Because of the stolen parking passes, it has become a concern that terrorists driving a car or truck bomb could get through to the village.

“Some people left the doors of their cars unlocked and the thieves just came in a took the accreditations,” the source said of the thefts.

It is not clear whether the thefts were opportunistic or part of a plot to breach security operation.

Meanwhile, sources within the Athens Organizing Committee said plans to check the backgrounds of staff, contractors and volunteers were dropped because organizers ran out of time.

The problems began in mid-May, when organizers began recruiting 7,000 workers to undertake jobs from general receptionists to housekeepers for the Olympic village. But with so many people to process in only three months, the planned background checks were scrapped.
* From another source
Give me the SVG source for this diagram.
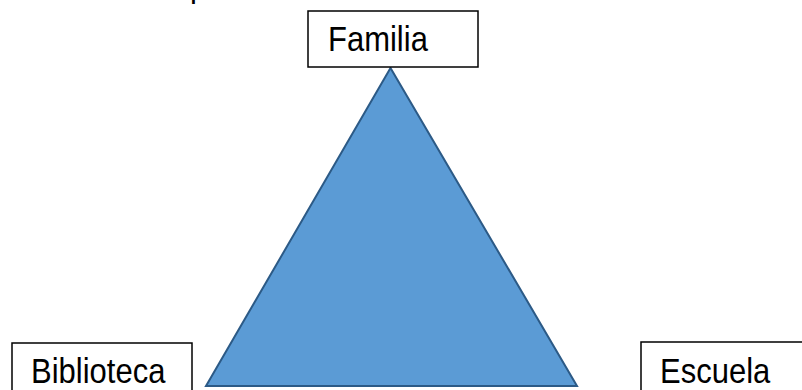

“Background checks require 20 days for each employee,” a source told the Daily Telegraph. “But [the organizing committee] was trying to hire so many people that the checks have not been done. In many cases the pressure to get staff meant that extremely poorly qualified people were hired, but we don’t know the backgrounds of many others.”

Now thousands of staff and contractors with unverified histories are moving freely around supposedly secure venues because formal accreditation passes, bearing photos of the holder, have still not been issued.

Instead, the organizing committee is relying on so-called “bump-in” passes that are handwritten and issued without photographs or background checks.